Source code of charts:
+++

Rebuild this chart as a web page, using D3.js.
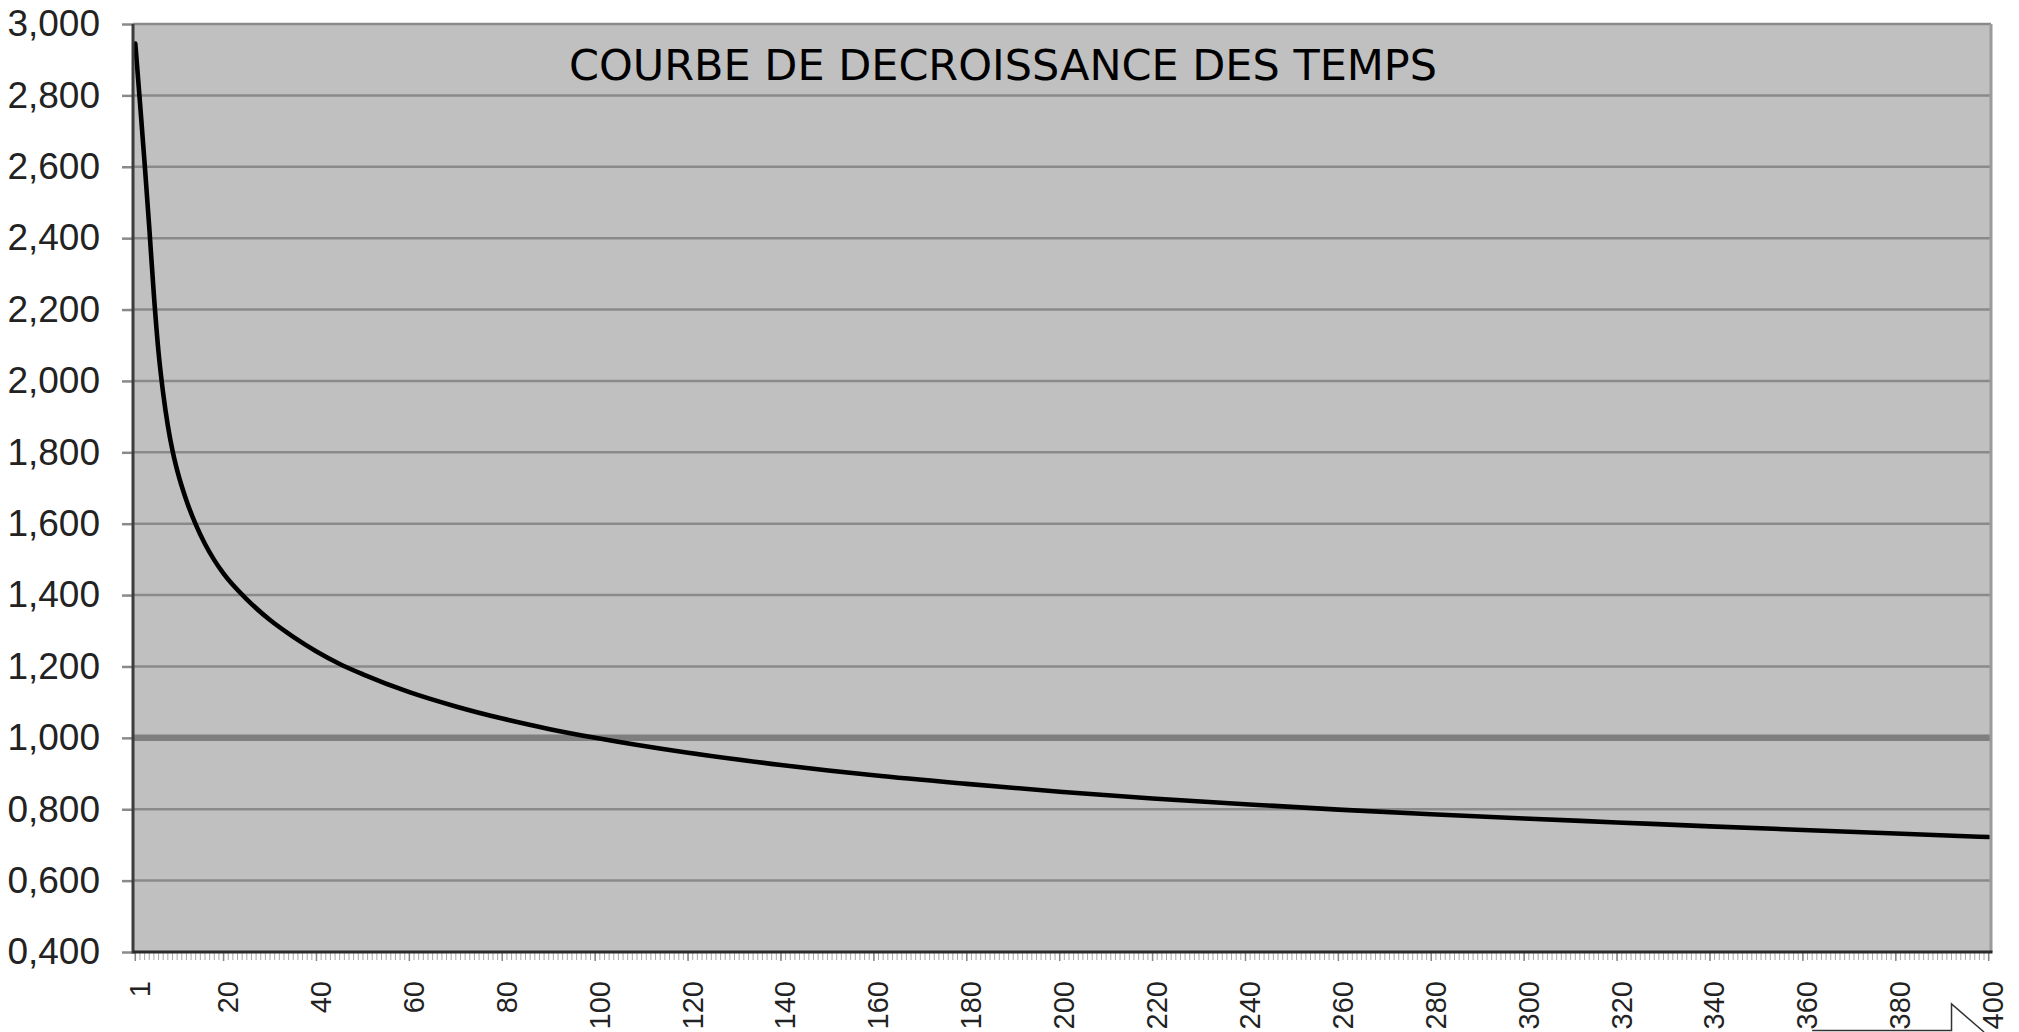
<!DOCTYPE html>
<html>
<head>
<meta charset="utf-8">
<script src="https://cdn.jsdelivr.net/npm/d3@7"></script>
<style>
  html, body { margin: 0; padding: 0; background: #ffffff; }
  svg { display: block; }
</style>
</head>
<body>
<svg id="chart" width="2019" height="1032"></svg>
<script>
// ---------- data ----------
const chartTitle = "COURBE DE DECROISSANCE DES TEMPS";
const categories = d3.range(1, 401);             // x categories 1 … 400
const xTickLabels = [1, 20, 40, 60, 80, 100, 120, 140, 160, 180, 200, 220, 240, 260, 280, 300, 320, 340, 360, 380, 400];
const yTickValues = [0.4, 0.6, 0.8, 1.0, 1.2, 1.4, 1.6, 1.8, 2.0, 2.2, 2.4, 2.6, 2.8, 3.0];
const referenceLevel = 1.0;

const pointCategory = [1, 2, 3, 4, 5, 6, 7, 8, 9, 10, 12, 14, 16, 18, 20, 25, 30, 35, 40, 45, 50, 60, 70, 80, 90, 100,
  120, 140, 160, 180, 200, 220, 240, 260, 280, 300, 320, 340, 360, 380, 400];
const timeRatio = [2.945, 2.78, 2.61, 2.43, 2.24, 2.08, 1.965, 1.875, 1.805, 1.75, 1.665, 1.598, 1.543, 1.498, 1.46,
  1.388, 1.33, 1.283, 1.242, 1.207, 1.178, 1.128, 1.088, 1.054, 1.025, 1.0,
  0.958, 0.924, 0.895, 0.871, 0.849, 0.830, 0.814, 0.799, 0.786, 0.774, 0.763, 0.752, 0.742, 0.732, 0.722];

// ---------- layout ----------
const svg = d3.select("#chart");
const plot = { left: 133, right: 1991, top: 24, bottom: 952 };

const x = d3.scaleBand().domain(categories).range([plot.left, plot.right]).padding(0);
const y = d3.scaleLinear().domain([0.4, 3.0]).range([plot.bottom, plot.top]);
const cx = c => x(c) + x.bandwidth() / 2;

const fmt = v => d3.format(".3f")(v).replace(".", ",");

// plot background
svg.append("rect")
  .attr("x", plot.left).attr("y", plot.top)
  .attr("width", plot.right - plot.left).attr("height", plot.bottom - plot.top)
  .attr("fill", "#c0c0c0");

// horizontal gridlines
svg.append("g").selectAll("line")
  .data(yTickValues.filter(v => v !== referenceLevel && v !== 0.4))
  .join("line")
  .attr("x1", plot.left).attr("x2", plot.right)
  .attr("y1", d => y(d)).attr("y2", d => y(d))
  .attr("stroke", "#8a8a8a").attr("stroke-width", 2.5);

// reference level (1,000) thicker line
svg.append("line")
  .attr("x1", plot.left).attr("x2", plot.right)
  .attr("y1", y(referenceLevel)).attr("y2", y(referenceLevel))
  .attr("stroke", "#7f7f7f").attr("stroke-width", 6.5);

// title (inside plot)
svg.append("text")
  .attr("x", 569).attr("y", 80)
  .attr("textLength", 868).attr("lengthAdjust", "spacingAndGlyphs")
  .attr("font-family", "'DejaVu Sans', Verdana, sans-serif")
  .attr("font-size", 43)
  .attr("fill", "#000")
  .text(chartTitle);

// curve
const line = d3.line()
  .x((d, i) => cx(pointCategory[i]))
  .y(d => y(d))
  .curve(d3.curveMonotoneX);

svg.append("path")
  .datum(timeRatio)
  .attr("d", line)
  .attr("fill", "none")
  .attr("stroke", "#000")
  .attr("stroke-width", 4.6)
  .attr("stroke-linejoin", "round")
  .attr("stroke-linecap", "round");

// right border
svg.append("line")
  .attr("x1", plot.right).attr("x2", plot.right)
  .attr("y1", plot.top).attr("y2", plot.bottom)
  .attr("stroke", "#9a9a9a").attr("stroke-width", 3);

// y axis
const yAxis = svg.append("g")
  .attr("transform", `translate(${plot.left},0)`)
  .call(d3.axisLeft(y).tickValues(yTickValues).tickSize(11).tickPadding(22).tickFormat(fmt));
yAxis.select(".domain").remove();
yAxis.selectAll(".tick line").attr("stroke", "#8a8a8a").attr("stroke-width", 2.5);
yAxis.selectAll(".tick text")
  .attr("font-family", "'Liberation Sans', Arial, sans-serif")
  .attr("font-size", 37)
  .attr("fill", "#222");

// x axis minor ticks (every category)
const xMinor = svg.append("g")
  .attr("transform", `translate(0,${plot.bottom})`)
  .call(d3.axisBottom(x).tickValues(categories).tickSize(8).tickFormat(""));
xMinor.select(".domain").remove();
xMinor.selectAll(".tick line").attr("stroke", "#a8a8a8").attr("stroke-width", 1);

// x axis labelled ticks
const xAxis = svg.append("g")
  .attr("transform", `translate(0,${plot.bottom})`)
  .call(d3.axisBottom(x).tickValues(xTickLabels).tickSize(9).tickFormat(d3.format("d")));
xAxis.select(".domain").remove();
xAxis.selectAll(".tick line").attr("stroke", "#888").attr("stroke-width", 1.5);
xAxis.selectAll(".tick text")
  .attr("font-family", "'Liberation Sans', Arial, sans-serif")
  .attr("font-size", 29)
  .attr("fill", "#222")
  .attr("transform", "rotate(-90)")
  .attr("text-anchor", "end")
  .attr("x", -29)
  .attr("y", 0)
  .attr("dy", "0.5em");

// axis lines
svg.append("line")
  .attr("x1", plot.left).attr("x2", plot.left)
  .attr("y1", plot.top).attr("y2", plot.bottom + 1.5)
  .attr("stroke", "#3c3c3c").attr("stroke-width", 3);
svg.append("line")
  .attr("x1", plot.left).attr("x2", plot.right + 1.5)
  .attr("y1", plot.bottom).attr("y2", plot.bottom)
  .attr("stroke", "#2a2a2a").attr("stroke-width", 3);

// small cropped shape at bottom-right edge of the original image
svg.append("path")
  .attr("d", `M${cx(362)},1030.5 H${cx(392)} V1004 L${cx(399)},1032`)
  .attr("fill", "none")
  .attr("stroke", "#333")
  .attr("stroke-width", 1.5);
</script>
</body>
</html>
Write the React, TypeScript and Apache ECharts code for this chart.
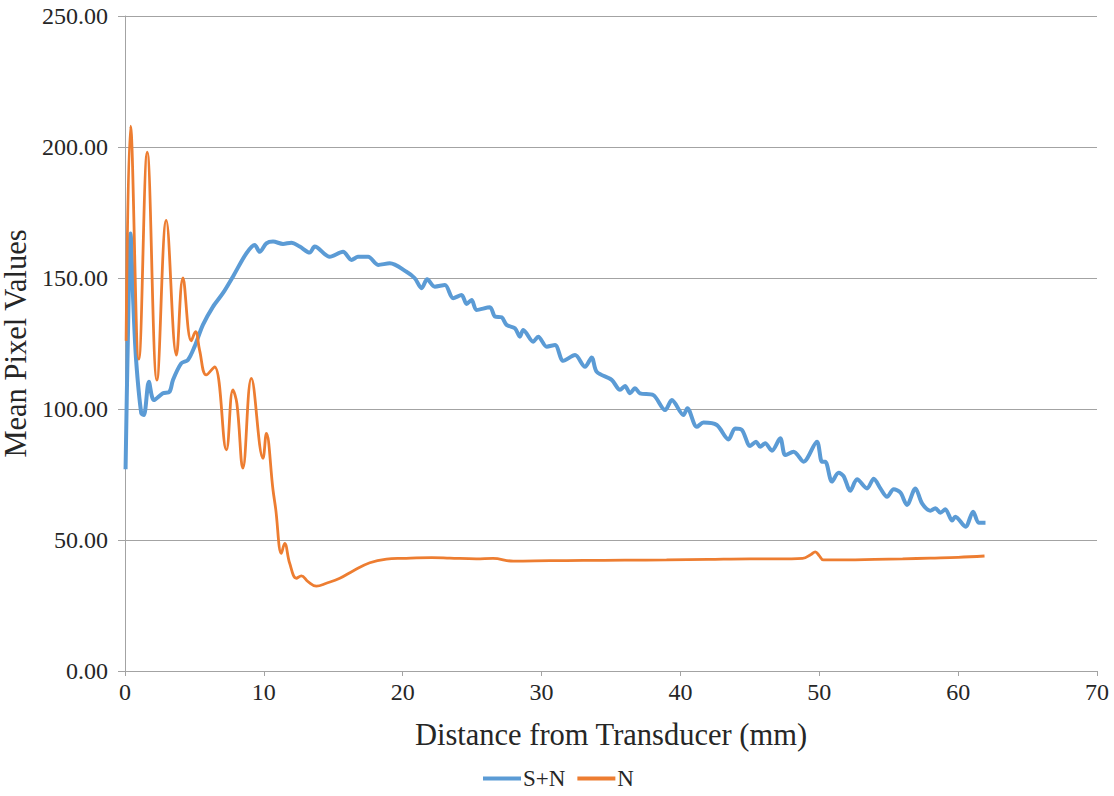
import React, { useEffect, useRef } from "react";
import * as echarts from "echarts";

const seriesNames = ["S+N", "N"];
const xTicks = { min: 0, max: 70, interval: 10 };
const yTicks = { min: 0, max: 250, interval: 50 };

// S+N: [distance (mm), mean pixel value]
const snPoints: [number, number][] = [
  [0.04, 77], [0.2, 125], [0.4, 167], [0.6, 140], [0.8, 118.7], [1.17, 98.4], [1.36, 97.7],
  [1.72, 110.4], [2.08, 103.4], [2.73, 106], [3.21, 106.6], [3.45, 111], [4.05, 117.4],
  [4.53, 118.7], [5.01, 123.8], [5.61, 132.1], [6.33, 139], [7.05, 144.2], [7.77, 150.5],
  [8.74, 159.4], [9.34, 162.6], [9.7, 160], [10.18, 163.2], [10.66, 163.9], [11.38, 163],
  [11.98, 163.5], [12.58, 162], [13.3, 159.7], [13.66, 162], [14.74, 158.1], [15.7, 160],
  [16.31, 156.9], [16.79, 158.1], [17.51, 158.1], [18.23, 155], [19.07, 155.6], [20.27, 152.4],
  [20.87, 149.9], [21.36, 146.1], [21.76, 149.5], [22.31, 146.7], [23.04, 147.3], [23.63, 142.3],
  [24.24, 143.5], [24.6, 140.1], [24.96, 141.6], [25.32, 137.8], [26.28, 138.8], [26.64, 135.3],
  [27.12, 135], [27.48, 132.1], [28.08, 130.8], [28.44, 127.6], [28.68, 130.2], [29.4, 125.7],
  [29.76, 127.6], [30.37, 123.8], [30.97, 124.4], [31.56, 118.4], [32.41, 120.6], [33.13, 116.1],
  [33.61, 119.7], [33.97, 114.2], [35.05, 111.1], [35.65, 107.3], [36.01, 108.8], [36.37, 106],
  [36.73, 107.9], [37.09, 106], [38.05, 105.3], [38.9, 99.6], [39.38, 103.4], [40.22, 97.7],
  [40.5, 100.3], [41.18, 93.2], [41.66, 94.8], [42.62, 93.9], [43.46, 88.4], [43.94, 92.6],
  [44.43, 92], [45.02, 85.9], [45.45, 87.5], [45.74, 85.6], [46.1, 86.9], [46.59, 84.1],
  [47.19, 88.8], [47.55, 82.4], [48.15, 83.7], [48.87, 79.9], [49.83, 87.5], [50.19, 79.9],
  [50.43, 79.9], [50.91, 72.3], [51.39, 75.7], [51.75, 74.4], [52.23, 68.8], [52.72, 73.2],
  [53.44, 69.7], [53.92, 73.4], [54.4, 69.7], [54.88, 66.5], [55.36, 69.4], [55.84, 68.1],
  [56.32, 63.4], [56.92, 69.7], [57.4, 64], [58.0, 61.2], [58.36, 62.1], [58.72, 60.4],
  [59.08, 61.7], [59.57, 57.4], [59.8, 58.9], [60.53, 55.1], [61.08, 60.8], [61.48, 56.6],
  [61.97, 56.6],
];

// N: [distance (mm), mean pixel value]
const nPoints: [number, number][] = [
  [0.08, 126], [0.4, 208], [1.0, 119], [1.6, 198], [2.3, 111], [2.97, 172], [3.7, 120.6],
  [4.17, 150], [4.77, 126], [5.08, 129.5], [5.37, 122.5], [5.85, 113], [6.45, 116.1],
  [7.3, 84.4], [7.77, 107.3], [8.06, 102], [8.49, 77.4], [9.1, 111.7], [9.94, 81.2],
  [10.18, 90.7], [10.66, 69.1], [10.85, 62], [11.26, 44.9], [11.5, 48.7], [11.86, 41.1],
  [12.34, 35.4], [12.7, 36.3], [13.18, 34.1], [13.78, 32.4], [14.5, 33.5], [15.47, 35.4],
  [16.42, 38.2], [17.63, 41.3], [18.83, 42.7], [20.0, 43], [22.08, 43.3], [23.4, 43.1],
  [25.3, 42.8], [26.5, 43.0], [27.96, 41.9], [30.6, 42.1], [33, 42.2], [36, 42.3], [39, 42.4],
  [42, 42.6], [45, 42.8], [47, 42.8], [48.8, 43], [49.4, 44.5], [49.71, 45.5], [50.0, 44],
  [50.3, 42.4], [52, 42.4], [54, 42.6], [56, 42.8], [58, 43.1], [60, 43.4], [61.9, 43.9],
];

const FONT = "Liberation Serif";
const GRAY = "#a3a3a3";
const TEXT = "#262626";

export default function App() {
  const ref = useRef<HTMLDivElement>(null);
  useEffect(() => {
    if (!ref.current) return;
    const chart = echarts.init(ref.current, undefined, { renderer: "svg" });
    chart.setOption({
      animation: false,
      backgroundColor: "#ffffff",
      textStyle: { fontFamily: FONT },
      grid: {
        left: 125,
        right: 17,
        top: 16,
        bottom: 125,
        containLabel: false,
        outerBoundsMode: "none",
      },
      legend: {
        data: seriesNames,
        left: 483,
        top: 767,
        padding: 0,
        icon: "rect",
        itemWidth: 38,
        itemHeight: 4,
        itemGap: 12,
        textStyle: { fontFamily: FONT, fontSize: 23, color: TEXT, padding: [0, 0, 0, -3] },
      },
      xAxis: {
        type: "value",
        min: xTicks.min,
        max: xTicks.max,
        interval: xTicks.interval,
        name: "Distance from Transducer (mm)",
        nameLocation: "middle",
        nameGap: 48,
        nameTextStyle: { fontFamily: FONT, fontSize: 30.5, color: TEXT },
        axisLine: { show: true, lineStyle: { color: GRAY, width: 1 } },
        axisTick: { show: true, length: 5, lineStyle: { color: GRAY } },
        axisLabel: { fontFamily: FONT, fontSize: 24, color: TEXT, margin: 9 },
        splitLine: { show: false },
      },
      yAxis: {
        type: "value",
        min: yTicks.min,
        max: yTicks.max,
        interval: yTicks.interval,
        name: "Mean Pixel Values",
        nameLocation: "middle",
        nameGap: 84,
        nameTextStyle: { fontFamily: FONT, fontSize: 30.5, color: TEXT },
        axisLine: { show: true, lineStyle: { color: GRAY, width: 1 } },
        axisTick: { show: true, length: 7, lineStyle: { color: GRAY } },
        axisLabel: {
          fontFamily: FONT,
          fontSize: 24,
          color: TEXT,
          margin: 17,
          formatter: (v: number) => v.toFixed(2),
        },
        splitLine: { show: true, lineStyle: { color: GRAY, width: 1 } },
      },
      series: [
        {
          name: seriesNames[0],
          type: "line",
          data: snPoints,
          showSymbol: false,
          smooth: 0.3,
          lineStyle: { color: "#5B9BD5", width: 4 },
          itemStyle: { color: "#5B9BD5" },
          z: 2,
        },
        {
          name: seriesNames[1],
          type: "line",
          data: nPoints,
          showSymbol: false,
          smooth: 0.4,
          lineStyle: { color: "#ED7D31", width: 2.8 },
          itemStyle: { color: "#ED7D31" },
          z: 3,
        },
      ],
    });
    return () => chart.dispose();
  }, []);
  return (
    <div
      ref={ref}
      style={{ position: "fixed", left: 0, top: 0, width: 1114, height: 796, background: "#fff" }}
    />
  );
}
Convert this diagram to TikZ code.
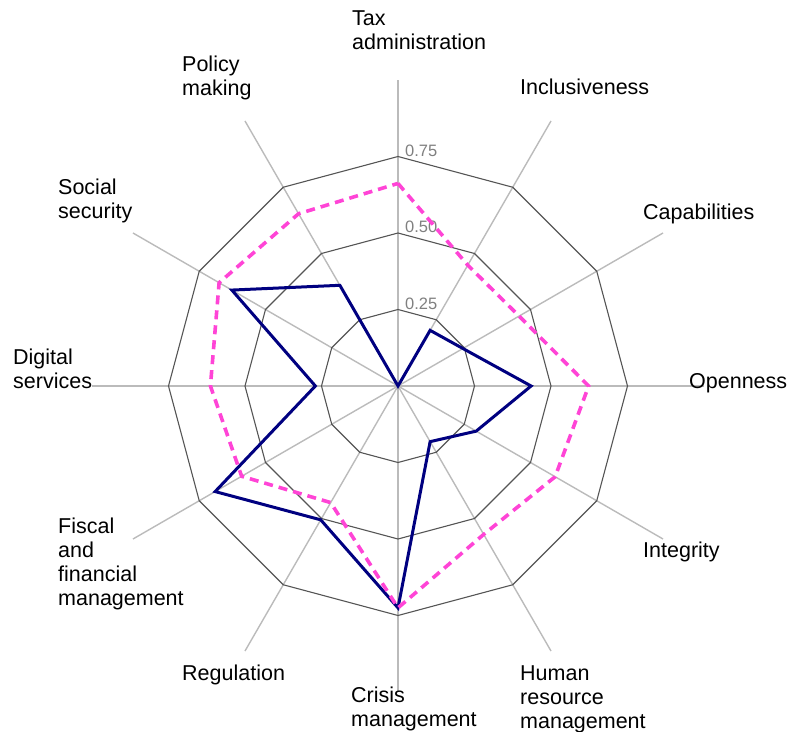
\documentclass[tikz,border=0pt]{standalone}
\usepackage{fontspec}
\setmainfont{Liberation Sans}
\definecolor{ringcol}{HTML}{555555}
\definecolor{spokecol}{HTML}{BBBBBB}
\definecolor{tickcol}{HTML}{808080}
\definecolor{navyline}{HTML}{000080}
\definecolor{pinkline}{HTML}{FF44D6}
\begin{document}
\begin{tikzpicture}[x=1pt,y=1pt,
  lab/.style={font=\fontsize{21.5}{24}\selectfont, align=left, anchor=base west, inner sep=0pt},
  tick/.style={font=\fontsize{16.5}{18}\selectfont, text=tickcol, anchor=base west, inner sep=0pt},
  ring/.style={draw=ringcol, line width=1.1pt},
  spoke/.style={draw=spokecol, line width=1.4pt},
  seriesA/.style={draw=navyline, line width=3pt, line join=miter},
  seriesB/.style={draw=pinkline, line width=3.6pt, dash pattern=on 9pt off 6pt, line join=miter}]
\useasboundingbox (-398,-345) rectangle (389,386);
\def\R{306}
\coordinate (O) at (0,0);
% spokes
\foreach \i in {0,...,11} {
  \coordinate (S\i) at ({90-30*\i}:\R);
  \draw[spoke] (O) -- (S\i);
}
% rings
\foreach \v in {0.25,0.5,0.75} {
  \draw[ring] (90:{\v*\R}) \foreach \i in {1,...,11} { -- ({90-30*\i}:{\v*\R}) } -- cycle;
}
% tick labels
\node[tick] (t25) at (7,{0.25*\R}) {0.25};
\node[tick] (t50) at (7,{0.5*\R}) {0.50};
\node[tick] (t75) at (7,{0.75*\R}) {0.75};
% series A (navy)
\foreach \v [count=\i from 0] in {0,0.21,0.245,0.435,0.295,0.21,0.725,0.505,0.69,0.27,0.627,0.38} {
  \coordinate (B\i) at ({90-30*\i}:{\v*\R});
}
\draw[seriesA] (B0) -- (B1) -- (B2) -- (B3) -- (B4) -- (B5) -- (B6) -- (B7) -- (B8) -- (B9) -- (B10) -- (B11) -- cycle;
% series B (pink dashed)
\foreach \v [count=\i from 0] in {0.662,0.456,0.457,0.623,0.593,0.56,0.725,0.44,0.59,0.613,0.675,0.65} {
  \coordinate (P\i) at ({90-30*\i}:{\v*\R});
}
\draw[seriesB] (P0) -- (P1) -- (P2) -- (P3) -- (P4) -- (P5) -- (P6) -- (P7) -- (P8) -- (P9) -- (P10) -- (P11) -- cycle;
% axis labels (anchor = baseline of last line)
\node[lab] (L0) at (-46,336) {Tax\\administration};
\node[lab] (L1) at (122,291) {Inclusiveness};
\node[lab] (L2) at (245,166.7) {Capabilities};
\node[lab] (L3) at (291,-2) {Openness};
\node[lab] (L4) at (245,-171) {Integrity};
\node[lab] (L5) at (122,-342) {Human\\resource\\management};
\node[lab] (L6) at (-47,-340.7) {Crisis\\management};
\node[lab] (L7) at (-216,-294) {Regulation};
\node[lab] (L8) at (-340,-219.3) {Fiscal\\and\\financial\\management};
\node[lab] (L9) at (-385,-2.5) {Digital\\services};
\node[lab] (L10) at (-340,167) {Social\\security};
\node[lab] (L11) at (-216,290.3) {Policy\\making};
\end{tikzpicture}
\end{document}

+++

> [AIM] Word for word, repeat the lines above from the one with "Write the React, TypeScript" through the one with "250, interval: 50", and nothing beyond them. Omit the pictures.

> [EXERCISE ANSWER]
Write the React, TypeScript and Apache ECharts code for this chart.
import React, { useEffect, useRef } from "react";
import * as echarts from "echarts";

const seriesNames = ["S+N", "N"];
const xTicks = { min: 0, max: 70, interval: 10 };
const yTicks = { min: 0, max: 250, interval: 50 };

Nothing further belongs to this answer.